I thought this was super cute and wanted to share, it is definitely part of why I really love rats so much!

I have three litters of babies. 2 dwarf girls that are 8 weeks, 3 babies that are 5 weeks, and 13 that are just days over 2 weeks. They all got together for a play date!

The mom of the 5 week olds was there as well. Esme is an absolute doll, so chill. I have them all in the maternity bin and she doesn't even try to get out. She just cuddles up with some of the new babies that are not even hers. I truly love that accepting lovey attitude that rats have 

Anyways babies are easily excited and having a play date plus me giving them attention is just awesome and they are running all around being crazy and popcorning (hopping/bouncing) everywhere! It is adorable. I wish I had it on video lol
One of the 5 week old boys- Malfurion, is feeling spunky and wants to wrestle with me. They are super playful! I shake my hand and he chases me around & then I chase him and get his butt. He hides behind the wheel and jumps out to get me again. Seriously it is cute!

But his sister Jaina is a dwarf and even small for her size! And yet she is so brave and tough! Everytime I get her brother she rushes over and stands up on her back legs and holds my finger in her little bitty hands & looks up at me as if to say "no don't get him". Sometimes giving my fingers a quick lick before running off to run on the wheel again. This goes on and on with her doing this! Another baby comes over and starts getting me and i'm tickling his tummy and again she comes over to stop me!

And to make it all a million times cuter... I kept saying I'm gonna get you! And she would leap up at the top of the bin (as only a baby dwarf can with that much energy!) and get right in my face until I smothered her in kisses! Just over and over!

It is just so amazing! She didn't want to play, she was running on the wheel doing her thing! She wasn't being aggressive or even bossy, just this adorable curious thing that would hold my finger and give me kisses. 
She is absolutely straight heaven sent!
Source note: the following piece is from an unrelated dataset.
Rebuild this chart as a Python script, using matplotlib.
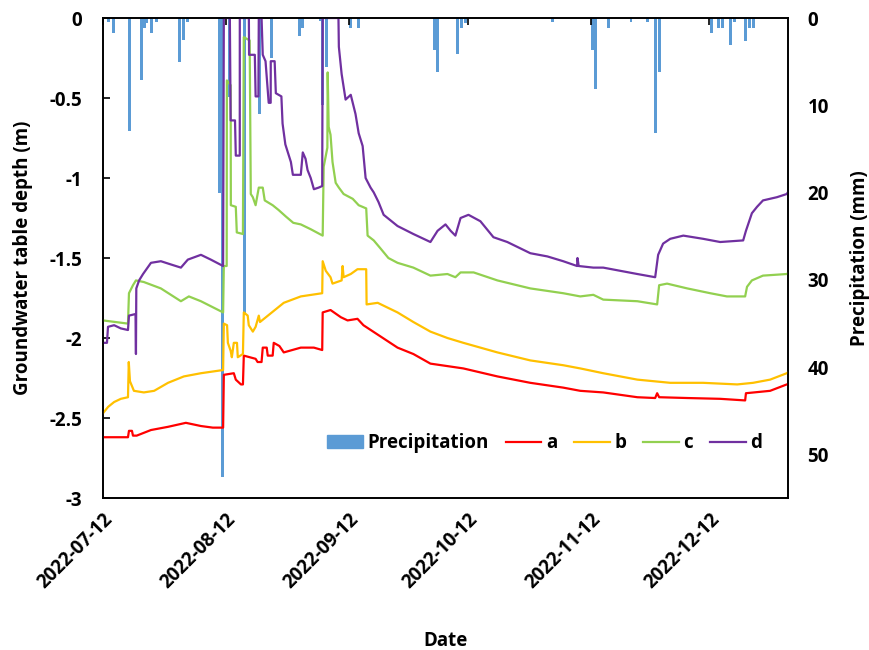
import numpy as np
import pandas as pd
import matplotlib
matplotlib.use('Agg')
import matplotlib.pyplot as plt
import matplotlib.dates as mdates
from matplotlib.patches import Patch
from matplotlib.lines import Line2D

plt.rcParams['font.family'] = ['Open Sans', 'DejaVu Sans']
plt.rcParams['font.weight'] = 'bold'
plt.rcParams['axes.unicode_minus'] = False

start = pd.Timestamp('2022-07-12')

#%% data (x = days after 2022-07-12)
rain_day = [1.3, 2.6, 6.8, 9.6, 10.4, 11.0, 12.3, 13.6, 19.4, 20.4, 21.4,
            29.4, 30.2, 32.0, 35.7, 39.5, 42.6, 49.6, 50.4, 54.9, 55.4, 56.3,
            62.5, 64.5, 83.6, 84.4, 89.4, 90.4, 91.4, 113.4, 123.4, 124.2,
            127.5, 133.2, 137.3, 139.5, 140.3, 153.4, 155.2, 156.2, 158.2,
            159.4, 162.2, 163.2, 164.2]
rain_mm = [0.5, 1.7, 13.0, 7.1, 1.1, 0.6, 1.7, 0.5, 5.0, 2.5, 0.5,
           20.0, 52.6, 9.0, 34.0, 11.0, 4.6, 2.1, 1.1, 0.4, 10.0, 5.6,
           1.1, 1.1, 3.7, 6.2, 4.1, 1.1, 0.6, 0.5, 3.7, 8.1,
           1.1, 0.5, 0.5, 13.2, 6.2, 1.7, 1.2, 1.2, 3.1,
           0.5, 2.6, 1.2, 1.2]

a_day = [0, 6.3, 6.55, 7.3, 7.56, 8.5, 12.1, 16.4, 20.9, 24.7, 27.7, 30.3,
         30.48, 33.0, 33.5, 34.8, 35.3, 35.52, 38.5, 39.0, 40.0, 40.3, 41.3,
         41.56, 42.8, 43.07, 44.5, 45.6, 49.9, 53.2, 55.3, 55.42, 57.4, 60.0,
         61.7, 64.2, 65.7, 70.0, 74.3, 78.3, 82.6, 90.9, 99.5, 107.8, 116.1,
         120.4, 126.2, 134.8, 139.3, 139.8, 140.3, 147.4, 155.7, 162.0, 162.2,
         168.3, 172.5, 173.0]
a_val = [-2.62, -2.62, -2.58, -2.58, -2.61, -2.61, -2.575, -2.555, -2.53,
         -2.55, -2.56, -2.56, -2.23, -2.22, -2.26, -2.29, -2.29, -2.11, -2.13,
         -2.15, -2.15, -2.06, -2.06, -2.11, -2.11, -2.03, -2.05, -2.09, -2.06,
         -2.06, -2.075, -1.84, -1.825, -1.87, -1.89, -1.88, -1.92, -1.99,
         -2.06, -2.10, -2.16, -2.19, -2.24, -2.28, -2.31, -2.33, -2.34, -2.37,
         -2.375, -2.345, -2.37, -2.375, -2.38, -2.39, -2.345, -2.33, -2.29,
         -2.29]

b_day = [0, 1.3, 2.8, 4.5, 6.3, 6.5, 6.8, 7.8, 10.3, 12.9, 16.4, 20.4, 24.7,
         30.3, 30.48, 31.3, 31.5, 32.2, 32.5, 33.0, 33.8, 34.0, 35.3, 35.52,
         36.5, 36.78, 37.8, 38.5, 39.3, 39.6, 41.6, 45.6, 49.9, 55.3, 55.42,
         56.2, 57.4, 57.9, 60.2, 60.45, 60.7, 62.5, 64.2, 66.4, 66.5, 69.3,
         74.3, 78.3, 82.6, 86.9, 90.9, 99.5, 107.8, 116.1, 120.4, 126.2, 134.8,
         143.1, 151.4, 160.0, 164.0, 168.3, 172.5, 173.0]
b_val = [-2.47, -2.43, -2.40, -2.38, -2.37, -2.15, -2.27, -2.33, -2.34, -2.33,
         -2.28, -2.24, -2.22, -2.20, -1.91, -1.92, -2.03, -2.08, -2.12, -2.03,
         -2.03, -2.12, -2.10, -1.84, -1.86, -1.92, -1.96, -1.93, -1.86, -1.90,
         -1.86, -1.78, -1.74, -1.72, -1.52, -1.58, -1.62, -1.66, -1.64, -1.55,
         -1.62, -1.60, -1.57, -1.57, -1.79, -1.78, -1.84, -1.90, -1.96, -2.00,
         -2.03, -2.09, -2.14, -2.17, -2.19, -2.22, -2.26, -2.28, -2.28, -2.29,
         -2.28, -2.26, -2.22, -2.21]

c_day = [0, 6.3, 6.55, 7.56, 8.3, 10.3, 14.6, 19.65, 21.66, 24.7, 30.3, 30.48,
         31.2, 31.25, 32.2, 32.25, 33.5, 33.75, 35.3, 35.52, 37.0, 37.28, 37.8,
         38.5, 39.3, 40.3, 40.8, 42.8, 44.3, 46.1, 48.0, 49.9, 52.4, 55.42,
         55.67, 56.6, 56.68, 56.93, 57.4, 57.9, 58.7, 59.5, 60.7, 63.0, 64.5,
         66.4, 66.75, 68.3, 70.0, 72.0, 74.3, 78.3, 82.6, 86.9, 88.9, 90.2,
         93.5, 99.5, 107.8, 116.1, 120.4, 123.7, 126.2, 134.8, 139.8, 140.3,
         142.3, 147.4, 153.2, 157.4, 162.0, 162.47, 163.7, 166.5, 172.5, 173.0]
c_val = [-1.89, -1.91, -1.72, -1.67, -1.64, -1.65, -1.69, -1.77, -1.74, -1.77,
         -1.84, -1.55, -1.55, -0.39, -0.42, -1.17, -1.18, -1.34, -1.35, -0.12,
         -0.14, -1.10, -1.12, -1.17, -1.06, -1.06, -1.14, -1.17, -1.20, -1.24,
         -1.28, -1.29, -1.32, -1.36, -0.93, -0.81, -0.34, -0.68, -0.73, -0.90,
         -1.03, -1.06, -1.10, -1.13, -1.17, -1.19, -1.36, -1.39, -1.44, -1.50,
         -1.53, -1.56, -1.61, -1.60, -1.62, -1.59, -1.59, -1.64, -1.69, -1.72,
         -1.74, -1.73, -1.76, -1.77, -1.79, -1.67, -1.66, -1.69, -1.72, -1.74,
         -1.74, -1.68, -1.64, -1.61, -1.60, -1.59]

d_day = [0, 1.0, 1.26, 2.8, 4.5, 6.3, 6.55, 8.2, 8.31, 8.4, 9.1, 10.1, 12.1,
         14.6, 17.1, 19.65, 21.4, 24.7, 27.2, 30.3, 30.48, 32.0, 32.2, 33.3,
         33.5, 34.5, 34.51, 36.8, 36.85, 38.3, 38.5, 39.2, 39.3, 40.0, 40.3,
         41.0, 41.8, 42.3, 42.32, 43.3, 43.6, 45.0, 45.3, 46.0, 47.4, 47.9,
         49.9, 50.4, 51.1, 51.6, 52.4, 53.2, 54.4, 55.3, 55.42, 59.4, 59.5,
         60.2, 61.2, 62.5, 63.7, 64.5, 65.5, 66.25, 67.5, 68.3, 69.5, 70.8,
         74.3, 78.3, 82.6, 84.4, 86.4, 87.7, 88.9, 90.2, 92.2, 95.2, 98.5,
         102.0, 107.8, 112.1, 116.1, 119.6, 119.7, 120.0, 123.7, 126.2, 130.5,
         134.8, 139.3, 140.05, 141.3, 143.1, 146.4, 151.4, 155.7, 161.5, 162.2,
         163.7, 165.0, 166.5, 170.0, 172.5, 173.0]
d_val = [-2.03, -2.03, -1.93, -1.92, -1.94, -1.95, -1.86, -1.85, -2.10, -1.69,
         -1.64, -1.60, -1.53, -1.52, -1.54, -1.56, -1.51, -1.48, -1.51, -1.55,
         0.0, 0.0, -0.64, -0.64, -0.86, -0.86, 0.0, 0.0, -0.23, -0.23, -0.49,
         -0.49, 0.0, 0.0, -0.23, -0.27, -0.53, -0.53, -0.27, -0.27, -0.47,
         -0.49, -0.66, -0.79, -0.90, -0.98, -0.98, -0.84, -0.88, -0.95, -1.00,
         -1.07, -1.06, -1.05, 0.0, 0.0, -0.18, -0.35, -0.51, -0.48, -0.60,
         -0.72, -0.80, -1.00, -1.06, -1.09, -1.15, -1.23, -1.30, -1.35, -1.40,
         -1.33, -1.29, -1.33, -1.36, -1.25, -1.23, -1.27, -1.37, -1.40, -1.47,
         -1.49, -1.52, -1.55, -1.50, -1.55, -1.56, -1.56, -1.58, -1.60, -1.62,
         -1.48, -1.41, -1.38, -1.36, -1.38, -1.40, -1.39, -1.33, -1.22, -1.18,
         -1.14, -1.12, -1.10, -1.08]

tick_dates = ['2022-07-12', '2022-08-12', '2022-09-12', '2022-10-12',
              '2022-11-12', '2022-12-12']

series = [('a', a_day, a_val, '#FF0000'),
          ('b', b_day, b_val, '#FFC000'),
          ('c', c_day, c_val, '#92D050'),
          ('d', d_day, d_val, '#7030A0')]


def to_date(days):
    return start + pd.to_timedelta(np.array(days), unit='D')


#%% plotting
fs = 13.5
fig = plt.figure(figsize=(8.7, 6.5), dpi=100)
ax = fig.add_axes([0.1184, 0.2338, 0.7873, 0.7385])
ax2 = ax.twinx()
ax.set_zorder(ax2.get_zorder() + 1)
ax.patch.set_visible(False)

ax2.bar(to_date(rain_day), rain_mm, width=0.75, color='#5B9BD5')
ax2.set_ylim(55, 0)
ax2.set_yticks(np.arange(0, 51, 10))
ax2.tick_params(axis='y', length=0, pad=14, labelsize=fs)
ax2.set_ylabel('Precipitation (mm)', fontsize=fs, fontweight='bold', labelpad=15)

for name, dd, vv, col in series:
    ax.plot(to_date(dd), vv, color=col, lw=1.6, label=name)

ax.set_ylim(-3, 0)
ax.set_yticks(np.arange(-3, 0.01, 0.5))
ax.yaxis.set_major_formatter(plt.FuncFormatter(lambda v, p: '%g' % v))
ax.tick_params(axis='y', direction='in', length=5, width=1.2, pad=15, labelsize=fs)

ax.set_xlim(start, start + pd.Timedelta(days=172.8))
ax.set_xticks(pd.to_datetime(tick_dates))
ax.xaxis.set_major_formatter(mdates.DateFormatter('%Y-%m-%d'))
ax.tick_params(axis='x', bottom=False, top=True, direction='in', length=5,
               width=1.2, labelbottom=True, labeltop=False, labelsize=fs, pad=8)
plt.setp(ax.get_xticklabels(), rotation=45, ha='right', rotation_mode='anchor')

for sp in ax.spines.values():
    sp.set_linewidth(1.2)
for sp in ax2.spines.values():
    sp.set_linewidth(1.2)

ax.set_ylabel('Groundwater table depth (m)', fontsize=fs, fontweight='bold', labelpad=12)
ax.set_xlabel('Date', fontsize=fs, fontweight='bold', labelpad=28)

handles = [Patch(color='#5B9BD5', label='Precipitation')]
handles += [Line2D([], [], color=c, lw=1.6, label=n) for n, _, _, c in series]
ax.legend(handles=handles, loc='center', bbox_to_anchor=(0.626, 0.318),
          bbox_transform=fig.transFigure, ncol=5, frameon=False, fontsize=fs,
          handlelength=1.9, handletextpad=0.25, columnspacing=0.9)

fig.savefig('out.png', dpi=100)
I think she will be a little clone of her mom, minus the harley part lol.

Rats are just so full of life, emotion and love!!


----------



## Bumble-Bee (Apr 21, 2016)

Goodness that is adorable! Look at that little face! Mom and baby are both so cute!


----------



## Gribouilli (Dec 25, 2015)

I wish you had a video lol sounds sooo adorable!


----------



## Grotesque (Mar 19, 2014)

Hearing about these adorable little dwarves makes me want one soooo bad! They sound too cute I just want to give them kisses.


----------